Other than the Haar filter, none of the filters in the Daubechies family are symmetric. Symmetric filters are often desirable in image processing applications. It is possible to alter the construction to obtain symmetry, but it turns out that you must sacrifice orthogonality. In this project, you will derive a class of biorthogonal filters. The idea here is to develop a symmetric lowpass filter that satisfies the derivative conditions (and it's corresponding highpass filter) AND a dual pair of lowpass/highpass filters that we can use for the inversion process.

The mathematical derivation is done exclusively in the Fourier domain.
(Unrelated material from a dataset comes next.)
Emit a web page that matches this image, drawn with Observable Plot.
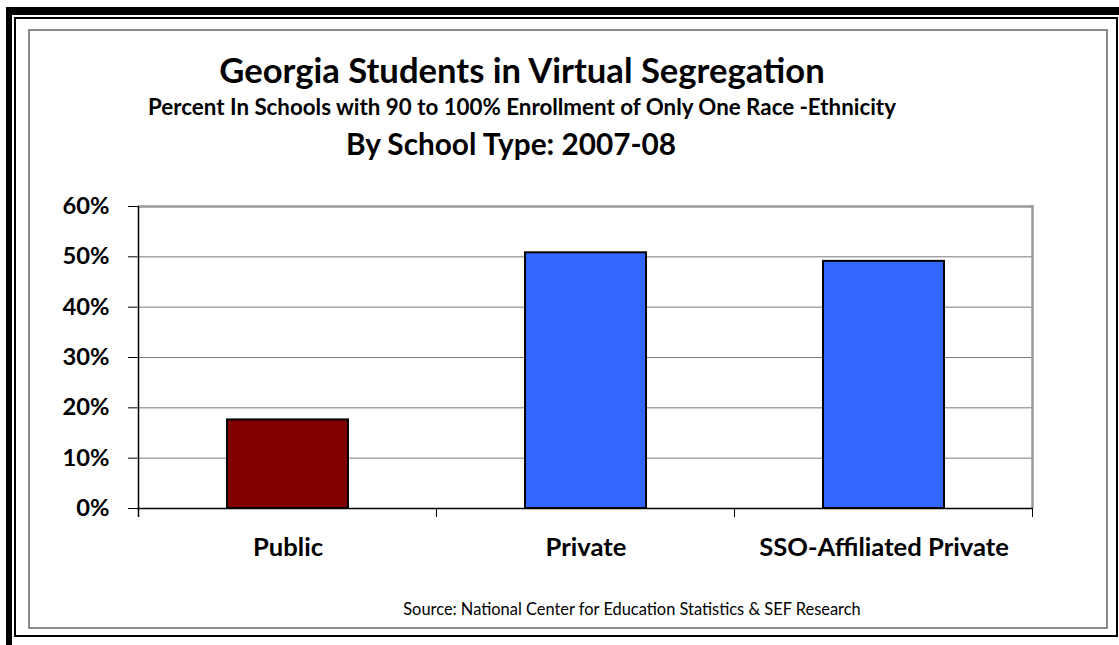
<!DOCTYPE html>
<html><head><meta charset="utf-8">
<script src="https://cdn.jsdelivr.net/npm/d3@7"></script>
<script src="https://cdn.jsdelivr.net/npm/@observablehq/plot@0.6"></script>
<style>
body{margin:0;background:#fff;}
#wrap{position:relative;width:1119px;height:645px;overflow:hidden;font-family:Lato,"Liberation Sans",sans-serif;background:#fff;}
.b{position:absolute;box-sizing:border-box;}
#chart{position:absolute;left:0;top:180px;}
#overlay{position:absolute;left:0;top:0;pointer-events:none;}
</style></head><body>
<div id="wrap">
  <div class="b" style="left:6px;top:7px;width:1113px;height:8px;background:#000"></div>
  <div class="b" style="left:6px;top:7px;width:6px;height:638px;background:#000"></div>
  <div class="b" style="left:14px;top:17px;width:1104px;height:620px;border:2.5px solid #000"></div>
  <div class="b" style="left:28px;top:29px;width:1080px;height:600px;border:2px solid #8a8a8a"></div>
  <div id="chart"></div>
  <svg id="overlay" width="1119" height="645"></svg>
</div>
<script>
// ---- data ----
const categories = ["Public", "Private", "SSO-Affiliated Private"];
const values = [17.6, 50.8, 49.1];
const barColors = ["#800000", "#3366FF", "#3366FF"];
const yTicks = [0, 10, 20, 30, 40, 50, 60];
const titleText = "Georgia Students in Virtual Segregation";
const subtitleText = "Percent In Schools with 90 to 100% Enrollment of Only One Race -Ethnicity";
const subtitle2Text = "By School Type: 2007-08";
const sourceText = "Source: National Center for Education Statistics & SEF Research";

const data = categories.map((c, i) => ({cat: c, value: values[i], color: barColors[i]}));

const FONT = "Lato";
const ctx = document.createElement("canvas").getContext("2d");
function fitSize(text, target, weight) {
  ctx.font = `${weight} 100px ${FONT}`;
  return 100 * target / ctx.measureText(text).width;
}

const xFs = fitSize("Public", 70, "bold");
const yFs = fitSize("60%", 47, "bold");

const H = 390, MB = 62;
const chart = Plot.plot({
  width: 1119,
  height: H,
  marginLeft: 137,
  marginRight: 86,
  marginTop: 26,
  marginBottom: MB,
  style: {fontFamily: FONT, background: "transparent", color: "#000"},
  x: {domain: categories, paddingInner: 0.595, paddingOuter: 0.2975, axis: null, label: null},
  y: {domain: [0, 60], axis: null, label: null},
  marks: [
    Plot.ruleY(yTicks.slice(1, -1), {stroke: "#7a7a7a", strokeWidth: 1}),
    Plot.ruleY([60], {stroke: "#999", strokeWidth: 2.5}),
    Plot.barY(data, {x: "cat", y: "value", fill: "color", stroke: "#000", strokeWidth: 2}),
    (index, scales, values, dims) => {
      const {x, y} = scales;
      const bw = x.bandwidth ? x.bandwidth() : 0;
      const step = x.step ? x.step() : (dims.width - dims.marginLeft - dims.marginRight) / categories.length;
      const off = (step - bw) / 2;
      const edges = categories.map(c => x(c) - off);
      edges.push(x(categories[categories.length - 1]) + bw + off);
      const y0 = y(0), y60 = y(60);
      const g = d3.create("svg:g");
      g.append("line").attr("x1", edges[edges.length - 1]).attr("x2", edges[edges.length - 1])
        .attr("y1", y60 - 1).attr("y2", y0).attr("stroke", "#999").attr("stroke-width", 2.5);
      edges.forEach(e => g.append("line").attr("x1", e).attr("x2", e)
        .attr("y1", y0).attr("y2", y0 + 9).attr("stroke", "#000").attr("stroke-width", 1));
      g.append("line").attr("x1", edges[0]).attr("x2", edges[0])
        .attr("y1", y60).attr("y2", y0 + 9).attr("stroke", "#000").attr("stroke-width", 1.5);
      return g.node();
    },
    Plot.ruleY([0], {stroke: "#000", strokeWidth: 1.5}),
    Plot.axisY({ticks: yTicks, tickSize: 9, tickPadding: 19, tickFormat: d => d + "%", label: null,
      fontSize: yFs, fontWeight: "bold", stroke: "#000", strokeWidth: 1}),
    Plot.axisX({tickSize: 0, tickPadding: 555 - 180 - 0.71 * xFs - (H - MB), label: null,
      fontSize: xFs, fontWeight: "bold"})
  ]
});
document.getElementById("chart").appendChild(chart);

// titles / caption
const ov = d3.select("#overlay");
function addText(text, cx, baseline, width, weight) {
  const fs = fitSize(text, width, weight);
  ov.append("text").attr("x", cx).attr("y", baseline).attr("text-anchor", "middle")
    .attr("font-family", FONT).attr("font-weight", weight).attr("font-size", fs)
    .attr("fill", "#000").text(text);
}
addText(titleText, 522, 83, 607, "bold");
addText(subtitleText, 522, 115, 750, "bold");
addText(subtitle2Text, 511, 155, 332, "bold");
addText(sourceText, 632, 615, 459, "normal");
</script>
</body></html>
Students who took Math 315 last fall might enjoy this project.

Your final report will be a detailed discussion of the derivation of the so-called spline biorthogonal filters.

Biorthogonal Wavelets - Implementation

The Wavelet Transform for a biorthogonal filter pair is a bit different than the one for an orthogonal filter. This transform uses two filters to process/invert the input. In this project, you will develop a Mathematica module that takes a biorthogonal filter pair, computes the corresponding highpass filter pair, and then processes either a matrix or vector of input. You need to also develop the inverse transform and iterated versions of both the transform and its inverse.

This project is primarily programming. It main difficuly lies with how to implement two filters in the transformation scheme instead of the one filter we used when developing modules to implement Daubechies family or Coiflets.

Your report/presentation should be the Mathematica modules you have developed to do the iterated versions of the wavelet transform with a biorthogonal filter and its inverse. You should also compare several biorthogonal filters (provided by me or the student doing the preceding project!) by processing 2-3 images with them and measuring the entropy of the transform.

Factoring the Daubechies 4-Term Transform Matrix

This project is quite theoretical in design but has applications in data compression. Consider the Discrete Daubechies Wavelet Transform built from the 4 term filter. Writing this matrix in an alternative form leads to a factorization that is very insightful geometrically. This factorization also allows us to see a way to modify this transform so that we can make integers to integers.

In this project you will learn about the Singular Value Decomposition (maybe you've seen it in Math310) and how to use it to factor the Daubechies transform.

You will then show how to use this factorization to modify the transformation so that it can successfully be used to map integers to integers (integers are much easier to quantize for compression routines than the normally noninteger values returned by transform).

Image Identification (experimental!)

Suppose you have a library of digital images and wish to match it with a new image. Can we use wavelets to do it? If so, how? In this project, you will create a library of images and then use wavelets to take a test image and determine if it matches any image in your library.

Your report/presentation should be the mathematics behind your method for determining the image match. You should also then create Mathematica code for image identification and then run your code on 3-4 test images.

Entropy Encoding

This project involves wavelets indirectly. We've talked a lot about compressing transformed data. That is, for values below a certain tolerance, we simply convert them to 0. But how do we actually encode the data to make the filesize smaller? In this project, you will learn about one such method. Entropy encoding is a straightforward process of replacing characters or strings of characters by other characters so as to make the resulting file smaller.

You will learn how entropy encoding works and then write a mathematica module to encode a data set. You will write the original data, the transformed data, and the encoded data to disk and see the savings in file size. You will perform this test on 5-6 test files to determine the efficiency of the algorithm.